Definition
The sealed portion of an aircraft fuselage that is engineered to hold pressurized air at a higher pressure than the surrounding atmosphere, allowing the cabin to remain comfortable and breathable at high altitude.
Plain English
It is the airtight section of the aircraft that gets pumped up with air so people inside can breathe normally while flying high.
Context Anchor
Seen in aircraft maintenance when discussing oxygen bottles, fire-extinguisher bottles, and other containers that hold pressurized contents.
Derivation
From Latin pressura (a pressing) and vassellum (small container).
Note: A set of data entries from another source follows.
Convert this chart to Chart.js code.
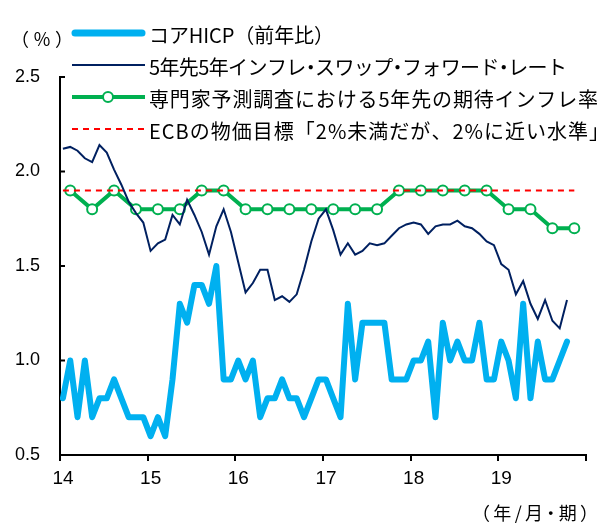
<!DOCTYPE html>
<html>
<head>
<meta charset="utf-8">
<script src="https://cdn.jsdelivr.net/npm/chart.js@4"></script>
<style>
html, body { margin: 0; padding: 0; background: #fff; }
</style>
</head>
<body>
<canvas id="chart" width="602" height="524"></canvas>
<script>
// monthly data from Jan 2014 (month index 0)
const startYear = 14;
const yearTicks = [14, 15, 16, 17, 18, 19];

const hicp = [
    0.8, 1.0, 0.7, 1.0, 0.7, 0.8, 0.8, 0.9, 0.8, 0.7, 0.7, 0.7,
    0.6, 0.7, 0.6, 0.9, 1.3, 1.2, 1.4, 1.4, 1.3, 1.5, 0.9, 0.9,
    1.0, 0.9, 1.0, 0.7, 0.8, 0.8, 0.9, 0.8, 0.8, 0.7, 0.8, 0.9,
    0.9, 0.8, 0.7, 1.3, 0.9, 1.2, 1.2, 1.2, 1.2, 0.9, 0.9, 0.9,
    1.0, 1.0, 1.1, 0.7, 1.2, 1.0, 1.1, 1.0, 1.0, 1.2, 0.9, 0.9,
    1.1, 1.0, 0.8, 1.3, 0.8, 1.1, 0.9, 0.9, 1.0, 1.1
];

const swap5y5y = [
    2.12, 2.13, 2.11, 2.07, 2.05, 2.14, 2.10, 2.01, 1.93, 1.84, 1.78, 1.73,
    1.58, 1.62, 1.64, 1.77, 1.72, 1.85, 1.77, 1.68, 1.56, 1.71, 1.80, 1.68,
    1.52, 1.36, 1.41, 1.48, 1.48, 1.32, 1.34, 1.31, 1.35, 1.48, 1.63, 1.75,
    1.80, 1.69, 1.56, 1.62, 1.56, 1.58, 1.62, 1.61, 1.62, 1.66, 1.70, 1.72,
    1.73, 1.72, 1.67, 1.71, 1.72, 1.72, 1.74, 1.71, 1.70, 1.67, 1.63, 1.61,
    1.51, 1.48, 1.35, 1.42, 1.30, 1.22, 1.32, 1.21, 1.17, 1.32
];

// quarterly survey, first one in Feb 2014 (month 1), every 3 months
const surveyMonths = [1, 4, 7, 10, 13, 16, 19, 22, 25, 28, 31, 34,
                      37, 40, 43, 46, 49, 52, 55, 58, 61, 64, 67, 70];
const survey = [1.9, 1.8, 1.9, 1.8, 1.8, 1.8, 1.9, 1.9, 1.8, 1.8, 1.8, 1.8,
                1.8, 1.8, 1.8, 1.9, 1.9, 1.9, 1.9, 1.9, 1.8, 1.8, 1.7, 1.7];

const targetLevel = 1.9;
const targetMonths = [0, 70];

const labels = [
    "コアHICP（前年比）",
    "5年先5年インフレ・スワップ・フォワード・レート",
    "専門家予測調査における5年先の期待インフレ率",
    "ECBの物価目標「2%未満だが、2%に近い水準」"
];

function monthX(m) {
    return startYear + (m + 0.4) / 12;
}

// draws text char by char so it spans x0..x1, middle dots kept narrow
function fitText(c, text, x0, x1, y) {
    const chars = Array.from(text);
    const widths = chars.map(ch => c.measureText(ch).width * (ch === "・" ? 0.5 : 1));
    const natural = widths.reduce((a, b) => a + b, 0);
    const gap = chars.length > 1 ? (x1 - x0 - natural) / (chars.length - 1) : 0;
    let x = x0;
    c.textAlign = "center";
    chars.forEach((ch, i) => {
        c.fillText(ch, x + widths[i] / 2, y);
        x += widths[i] + gap;
    });
}

const ctx = document.getElementById("chart").getContext("2d");

const legendPlugin = {
    id: "legendDraw",
    afterDraw(chart) {
        const c = chart.ctx;
        const sets = chart.data.datasets;
        const rows = [33, 65, 97, 129];
        const textEnds = [334, 567, 598, 609];
        c.save();
        sets.forEach((ds, i) => {
            const y = rows[i];
            c.beginPath();
            c.strokeStyle = ds.borderColor;
            c.lineWidth = i === 0 ? 7 : ds.borderWidth;
            c.lineCap = i === 0 ? "round" : "butt";
            c.setLineDash(ds.borderDash || []);
            c.moveTo(i === 0 ? 75 : 72, y);
            c.lineTo(i === 0 ? 142 : 145, y);
            c.stroke();
            c.setLineDash([]);
            if (ds.pointRadius > 0) {
                c.beginPath();
                c.arc(108, y, 5, 0, Math.PI * 2);
                c.fillStyle = "#fff";
                c.fill();
                c.lineWidth = 2;
                c.stroke();
            }
            c.fillStyle = "#000";
            c.font = '20px "Noto Sans CJK JP"';
            c.textBaseline = "middle";
            fitText(c, ds.label, 149, textEnds[i], y + 2);
        });

        c.font = '18px "Noto Sans CJK JP"';
        fitText(c, "（%）", 11, 73, 39);
        fitText(c, "（年/月・期）", 472, 598, 513);

        // small inward tick marks on the y axis
        const ys = chart.scales.y;
        const left = chart.chartArea.left;
        c.strokeStyle = "#000";
        c.lineWidth = 2;
        ys.ticks.forEach(t => {
            const py = ys.getPixelForValue(t.value);
            c.beginPath();
            c.moveTo(left, py);
            c.lineTo(left + 5, py);
            c.stroke();
        });
        c.restore();
    }
};

new Chart(ctx, {
    type: "line",
    data: {
        datasets: [
            {
                label: labels[0],
                data: hicp.map((v, i) => ({ x: monthX(i), y: v })),
                borderColor: "#00B0F0",
                borderWidth: 6,
                pointRadius: 0,
                borderJoinStyle: "round",
                borderCapStyle: "round",
                order: 4
            },
            {
                label: labels[1],
                data: swap5y5y.map((v, i) => ({ x: monthX(i), y: v })),
                borderColor: "#002060",
                borderWidth: 2,
                pointRadius: 0,
                order: 1
            },
            {
                label: labels[2],
                data: survey.map((v, i) => ({ x: monthX(surveyMonths[i]), y: v })),
                borderColor: "#00B050",
                borderWidth: 4,
                pointRadius: 5,
                pointBorderWidth: 2,
                pointBackgroundColor: "#fff",
                pointBorderColor: "#00B050",
                order: 3
            },
            {
                label: labels[3],
                data: targetMonths.map(m => ({ x: monthX(m), y: targetLevel })),
                borderColor: "#FF0000",
                borderWidth: 2,
                borderDash: [6, 5],
                pointRadius: 0,
                order: 2
            }
        ]
    },
    options: {
        responsive: false,
        animation: false,
        layout: { padding: { top: 77, right: 16, bottom: 0, left: 0 } },
        plugins: {
            legend: { display: false },
            tooltip: { enabled: false }
        },
        scales: {
            x: {
                type: "linear",
                min: 14,
                max: 20,
                afterFit: s => { s.height = 69; },
                afterBuildTicks: s => {
                    s.ticks = yearTicks.concat([20]).map(v => ({ value: v }));
                },
                ticks: {
                    callback: v => yearTicks.includes(v) ? String(v) : "",
                    font: { family: "Liberation Sans", size: 19 },
                    color: "#000",
                    padding: 6,
                    labelOffset: 3,
                    maxRotation: 0,
                    autoSkip: false
                },
                grid: {
                    drawOnChartArea: false,
                    drawTicks: true,
                    tickLength: 6,
                    color: "#000",
                    lineWidth: 2
                },
                border: { color: "#000", width: 2 }
            },
            y: {
                min: 0.5,
                max: 2.5,
                afterFit: s => { s.width = 60; },
                ticks: {
                    stepSize: 0.5,
                    callback: v => v.toFixed(1),
                    font: { family: "Liberation Sans", size: 18 },
                    color: "#000",
                    padding: 20
                },
                grid: {
                    drawOnChartArea: false,
                    drawTicks: false
                },
                border: { color: "#000", width: 2 }
            }
        }
    },
    plugins: [legendPlugin]
});
</script>
</body>
</html>
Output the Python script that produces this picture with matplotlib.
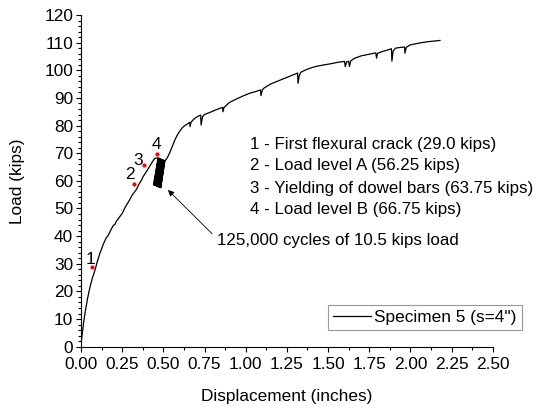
import matplotlib
matplotlib.use("Agg")
import matplotlib.pyplot as plt
from matplotlib.ticker import MultipleLocator

plt.rcParams['font.family'] = ['Liberation Sans', 'DejaVu Sans']

# main curve before the cyclic loading
pre_x = [0.000, 0.003, 0.012, 0.024, 0.040, 0.055, 0.070, 0.085, 0.100, 0.115, 0.135, 0.150, 0.156,
         0.165, 0.175, 0.186, 0.195, 0.205, 0.216, 0.237, 0.250, 0.267, 0.280, 0.297, 0.310, 0.325,
         0.338, 0.350, 0.365, 0.378, 0.400, 0.420, 0.439, 0.449, 0.470, 0.485]
pre_y = [0.0, 2.4, 7.0, 12.1, 17.5, 21.7, 25.0, 27.7, 31.0, 33.8, 37.0, 39.0, 39.6,
         40.2, 41.5, 42.8, 43.8, 44.2, 45.5, 47.2, 48.2, 50.3, 51.6, 53.3, 54.8, 56.0,
         57.0, 58.6, 60.0, 61.6, 63.6, 65.6, 67.4, 68.2, 68.3, 67.9]

# 125,000 cycles of 10.5 kips load (peaks and valleys)
cyc_peak_x = [0.468, 0.472, 0.476, 0.480, 0.483, 0.486, 0.489, 0.492, 0.495, 0.498, 0.501, 0.504, 0.507, 0.510]
cyc_peak_y = [68.0, 67.9, 67.9, 67.8, 67.8, 67.7, 67.7, 67.6, 67.6, 67.5, 67.5, 67.4, 67.4, 67.3]
cyc_valley_x = [0.440, 0.444, 0.448, 0.452, 0.456, 0.460, 0.464, 0.467, 0.470, 0.473, 0.476, 0.479, 0.482, 0.484]
cyc_valley_y = [58.6, 58.5, 58.4, 58.3, 58.2, 58.1, 58.0, 57.9, 57.8, 57.8, 57.7, 57.6, 57.6, 57.5]

# main curve after the cyclic loading
post_x = [0.512, 0.525, 0.540, 0.555, 0.570, 0.585, 0.600, 0.615, 0.630, 0.645, 0.655, 0.660, 0.662,
          0.668, 0.680, 0.690, 0.700, 0.715, 0.727, 0.729, 0.738, 0.750, 0.780, 0.820, 0.855, 0.860,
          0.862, 0.868, 0.900, 0.940, 0.980, 1.020, 1.060, 1.090, 1.093, 1.100, 1.110, 1.150, 1.200,
          1.250, 1.300, 1.315, 1.318, 1.325, 1.335, 1.370, 1.420, 1.470, 1.520, 1.560, 1.600, 1.605,
          1.612, 1.625, 1.630, 1.638, 1.660, 1.700, 1.750, 1.790, 1.795, 1.800, 1.830, 1.860, 1.885,
          1.888, 1.895, 1.910, 1.940, 1.965, 1.967, 1.975, 2.000, 2.050, 2.100, 2.150, 2.180]
post_y = [67.3, 68.5, 70.3, 72.5, 74.8, 76.6, 78.0, 79.2, 80.0, 80.5, 81.0, 81.2, 79.6,
          81.2, 82.0, 82.5, 83.0, 83.5, 83.8, 80.2, 83.2, 84.0, 84.7, 85.7, 86.5, 86.6,
          85.0, 86.5, 88.3, 89.5, 90.6, 91.6, 92.3, 92.9, 90.8, 92.8, 93.5, 95.0, 96.2,
          97.4, 98.6, 99.0, 95.3, 98.0, 99.3, 100.3, 101.3, 101.9, 102.4, 102.9, 103.2, 101.3,
          103.0, 103.3, 101.4, 103.4, 104.3, 105.2, 105.8, 106.3, 104.4, 106.1, 106.8, 107.3, 107.8,
          103.3, 106.9, 108.0, 108.3, 108.4, 106.2, 108.3, 109.2, 109.8, 110.3, 110.6, 110.8]

# marked events
event_x = [0.065, 0.320, 0.384, 0.463]
event_y = [28.7, 58.8, 65.6, 69.6]
event_labels = ["1", "2", "3", "4"]
event_label_x = [0.059, 0.297, 0.344, 0.459]
event_label_y = [31.6, 62.3, 67.4, 73.2]

notes = ["1 - First flexural crack (29.0 kips)",
         "2 - Load level A (56.25 kips)",
         "3 - Yielding of dowel bars (63.75 kips)",
         "4 - Load level B (66.75 kips)"]
note_y = [73.0, 65.4, 57.4, 49.8]

x_ticks = [0.00, 0.25, 0.50, 0.75, 1.00, 1.25, 1.50, 1.75, 2.00, 2.25, 2.50]
y_ticks = list(range(0, 121, 10))

FS = 12.4
FS_NOTE = 12.2

# assemble the full path
cyc_x, cyc_y = [], []
for px, py, vx, vy in zip(cyc_peak_x, cyc_peak_y, cyc_valley_x, cyc_valley_y):
    cyc_x += [vx, px]
    cyc_y += [vy, py]
all_x = pre_x + cyc_x + post_x
all_y = pre_y + cyc_y + post_y

fig = plt.figure(figsize=(5.36, 4.08), dpi=100)
ax = fig.add_axes([81/536, 1-346.7/408, (492.7-81)/536, (346.7-15)/408])

ax.plot(all_x, all_y, color='black', lw=0.9, label='Specimen 5 (s=4")')
ax.scatter(event_x, event_y, s=9, color='red', zorder=3, linewidths=0)
for lx, ly, t in zip(event_label_x, event_label_y, event_labels):
    ax.text(lx, ly, t, fontsize=FS, ha='center', va='center')

for t, yy in zip(notes, note_y):
    ax.text(1.025, yy, t, fontsize=FS_NOTE, ha='left', va='center', clip_on=False)

ax.annotate("125,000 cycles of 10.5 kips load", xy=(0.528, 56.7), xytext=(0.825, 38.6),
            fontsize=FS_NOTE, ha='left', va='center',
            arrowprops=dict(arrowstyle='-|>', color='black', lw=0.6,
                            shrinkA=2, shrinkB=0, mutation_scale=9,
                            relpos=(0.0, 0.6)))

ax.set_xlim(0, 2.5)
ax.set_ylim(0, 120)
ax.set_xticks(x_ticks)
ax.set_xticklabels([f"{v:.2f}" for v in x_ticks])
ax.set_yticks(y_ticks)
ax.xaxis.set_minor_locator(MultipleLocator(0.125))
ax.yaxis.set_minor_locator(MultipleLocator(2))
ax.tick_params(which='major', direction='out', length=3.6, width=0.8, labelsize=FS)
ax.tick_params(which='minor', direction='out', length=2.2, width=0.8)
ax.tick_params(axis='x', which='major', pad=4)
ax.tick_params(axis='y', which='major', pad=2)
for s in ['top', 'right']:
    ax.spines[s].set_visible(False)

ax.set_xlabel("Displacement (inches)", fontsize=FS, labelpad=12)
ax.set_ylabel("Load (kips)", fontsize=FS, labelpad=14)

leg = ax.legend(loc='lower right', bbox_to_anchor=(522/536, 1-330/408), bbox_transform=fig.transFigure,
                borderaxespad=0, fancybox=False, edgecolor='#999999', framealpha=1,
                fontsize=FS, handlelength=2.2, handletextpad=0.2, borderpad=0.3)
leg.get_frame().set_linewidth(0.8)

fig.savefig("out.png", dpi=100)
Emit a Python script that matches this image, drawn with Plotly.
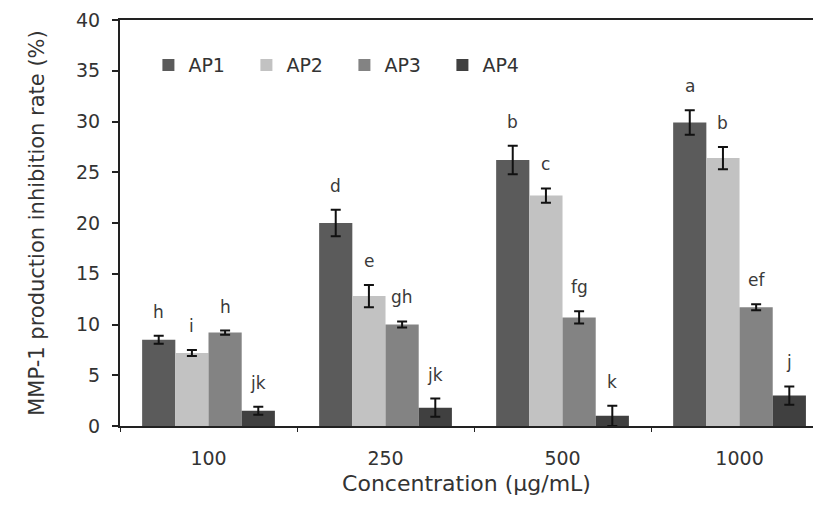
import plotly.graph_objects as go

categories = ["100", "250", "500", "1000"]
series_names = ["AP1", "AP2", "AP3", "AP4"]
ap1 = [8.5, 20.0, 26.2, 29.9]
ap2 = [7.2, 12.8, 22.7, 26.4]
ap3 = [9.2, 10.0, 10.7, 11.7]
ap4 = [1.5, 1.8, 1.0, 3.0]
ap1_err = [0.4, 1.3, 1.4, 1.2]
ap2_err = [0.3, 1.1, 0.7, 1.1]
ap3_err = [0.2, 0.3, 0.6, 0.3]
ap4_err = [0.4, 0.9, 1.0, 0.9]
ap1_letters = ["h", "d", "b", "a"]
ap2_letters = ["i", "e", "c", "b"]
ap3_letters = ["h", "gh", "fg", "ef"]
ap4_letters = ["jk", "jk", "k", "j"]
colors = ["#5b5b5b", "#c2c2c2", "#838383", "#404040"]

values = [ap1, ap2, ap3, ap4]
errors = [ap1_err, ap2_err, ap3_err, ap4_err]
letters = [ap1_letters, ap2_letters, ap3_letters, ap4_letters]

FONT = "DejaVu Sans, Arial, sans-serif"
TXT = "#333333"
bargap = 0.25

fig = go.Figure()
for name, v, e, c in zip(series_names, values, errors, colors):
    fig.add_trace(go.Bar(
        x=categories, y=v, name=name, marker=dict(color=c, line=dict(width=0)),
        error_y=dict(type="data", array=e, visible=True, color="#111111",
                     thickness=2, width=5),
    ))

n = len(series_names)
bw = (1 - bargap) / n
for k in range(n):
    off = -(1 - bargap) / 2 + bw * (k + 0.5)
    for i in range(len(categories)):
        fig.add_annotation(
            x=i + off, y=values[k][i] + errors[k][i], text=letters[k][i],
            showarrow=False, yanchor="bottom", yshift=12,
            font=dict(family=FONT, size=17, color="#3a3a3a"),
        )

fig.update_layout(
    width=813, height=507,
    margin=dict(l=120, r=0, t=20, b=81, autoexpand=False),
    plot_bgcolor="white", paper_bgcolor="white",
    barmode="group", bargap=bargap, bargroupgap=0,
    font=dict(family=FONT, size=19, color=TXT),
    legend=dict(orientation="h", x=0.041, y=0.889, yanchor="middle", xanchor="left",
                entrywidth=53, entrywidthmode="pixels",
                font=dict(family=FONT, size=19, color=TXT),
                bgcolor="rgba(0,0,0,0)"),
    showlegend=True,
)
fig.update_xaxes(
    type="category", range=[-0.5, 3.415], automargin=False,
    showline=True, linecolor="#222222", linewidth=2, mirror=True,
    ticks="outside", tickson="boundaries", ticklen=4, tickcolor="#222222",
    showgrid=False, zeroline=False,
    tickfont=dict(family=FONT, size=19, color=TXT),
    ticklabelstandoff=14,
    title=dict(text="Concentration (µg/mL)", font=dict(family=FONT, size=22, color=TXT), standoff=8),
)
fig.update_yaxes(
    range=[0, 40], dtick=5, tick0=0, automargin=False,
    showline=True, linecolor="#222222", linewidth=2,
    ticks="outside", ticklen=6, tickcolor="#222222", tickwidth=2,
    showgrid=False, zeroline=False,
    tickfont=dict(family=FONT, size=19, color=TXT),
    ticklabelstandoff=8,
    title=dict(text="MMP-1 production inhibition rate (%)", font=dict(family=FONT, size=21, color=TXT), standoff=26),
)

fig.write_html(
    "out.html",
    config={"displayModeBar": False},
    post_script="document.body.style.margin='0';document.body.style.overflow='hidden';",
)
The term originally described any sealed container built to hold gas or liquid under pressure. Applied to aircraft, it describes the section of the fuselage built strong enough and sealed well enough to do the same job.
Why Pilots Care
These vessels store critical oxygen or hydraulic energy; undetected damage or corrosion can cause sudden loss of system pressure or oxygen supply.
Analogy
A pressure vessel is like a heavy-duty version of an aerosol can: the container is not just holding something; it is holding something under force.
Intuition Check
Do not think of a pressure vessel as just any container. In aviation, it means a container specifically designed to safely handle a pressure difference.
Example Sentence 1
Before signing off the repair, the technician inspected the patch to confirm it would maintain the integrity of the pressure vessel.
Example Sentence 2
The hydraulic accumulator acts as a pressure vessel that stores energy to assist the brakes if the engine-driven pump fails.